There's been a lot in the news lately about a crisis in the mortgage industry, about people with risky loans defaulting on them for various reasons. The government says it wants to step in to prevent all those people from losing their homes. Such compassion. Such rot. They're not concerned about people losing their homes so much as they're afraid of having the fictional wealth that's based on all those loans suddenly evaporate. The melt-down in the mortgage industry isn't about home-owners being kicked to the curb. It's about banks going broke.
So they'll do their damnedest to scare the crap out of you about the consequences of defaulting, and give you an elaborate song and dance sob story about how they're trying to save the poor taxpayer. But the truth is that they're scared that they'll be found out. That if people realize they've been had, and a massive mortgage strike gets started, the whole international banking cartel could be destroyed. If they can't identify an owner of your mortgage, they can't foreclose on it. For a lot of you, their threat is empty.

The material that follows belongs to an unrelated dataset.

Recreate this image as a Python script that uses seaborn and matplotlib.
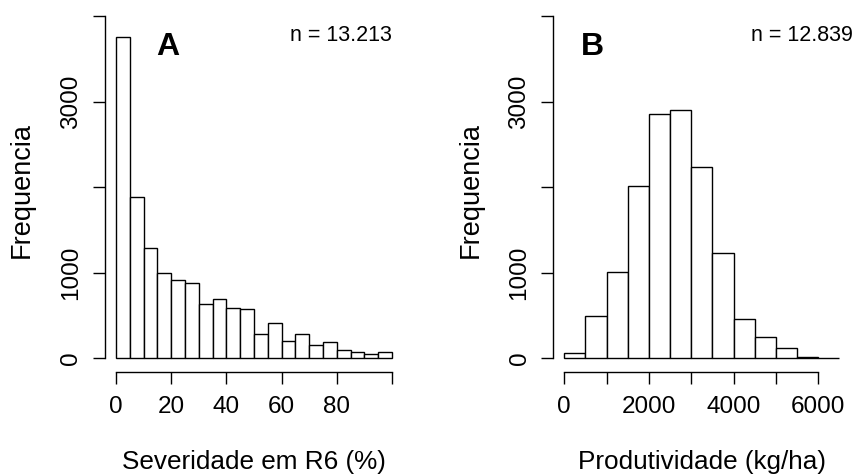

So imagine this for a minute... You're fed up with the whole thing, and decide to fight back. You join millions of people who just stop paying their mortgages, all at the same time. Dead stop. At first, the fiscal puppeteers figure they've got the upper hand, and try scaring you into submission. The lot of you ignore the threats they're bombarding you with, and hang tight. You support one another, educate each other about the process the banks have to follow, and stretch it out as long as you possibly can. You tie the courts up in motions and hearings. Call it a Distributed Denial of Mortgage Service attack, a DDOMS. And then, one day, the sh*t hits the fan. Your impromptu mortgage strike has SlashDotted the financial engine undergirding the industrialized world's economy. The system crashes.
Time to rejoice, right? Maybe not.
I mean, think about it. The system you just crashed isn't merely some distant rack-mount web server. We live inside the fictional world of consumer goods that runs on top of it, and we just killed its context. Its not sandboxed. Heck, it's never even been debugged. The folks who built this financial house of cards figured that security through obscurity was all they needed. As long as nobody questions it, they're safe. And we just blew out the whole ground floor. Newton takes over from there.
The system we just imagined taking down is what makes most of the things around us possible. Think of it like the world Neo escaped from in The Matrix. Bring that orderly fantasy world down and you're stuck living in the nightmare faced by the defenders of Zion. If the puppeteers were serious about threatening us, they'd fill our ears and eyes with dystopian boogymen, because that's the real alternative to the financial fantasy we're riding. We'll need a new name for what followed the crash of 1929, because the Great Depression will look like Disneyland compared to what we'll have brought about.
There's that much at stake.
On the other hand, maybe I'm just blowing smoke. But don't take my word for it. Go find out for yourself. The information's out there. Like I told the crowd at the union hall, a good place to start is a book by Ellen Hodgson Brown called 'Web of Debt'. Then go round up some friends, or drop by your local FW Diner, and create a support group. Like they say, there's strength in numbers. And if you decide to start organizing an action of some kind, do me a favor and let me know. I wouldn't want to miss any of the financial carnage. Fond memories are good friends in tough times.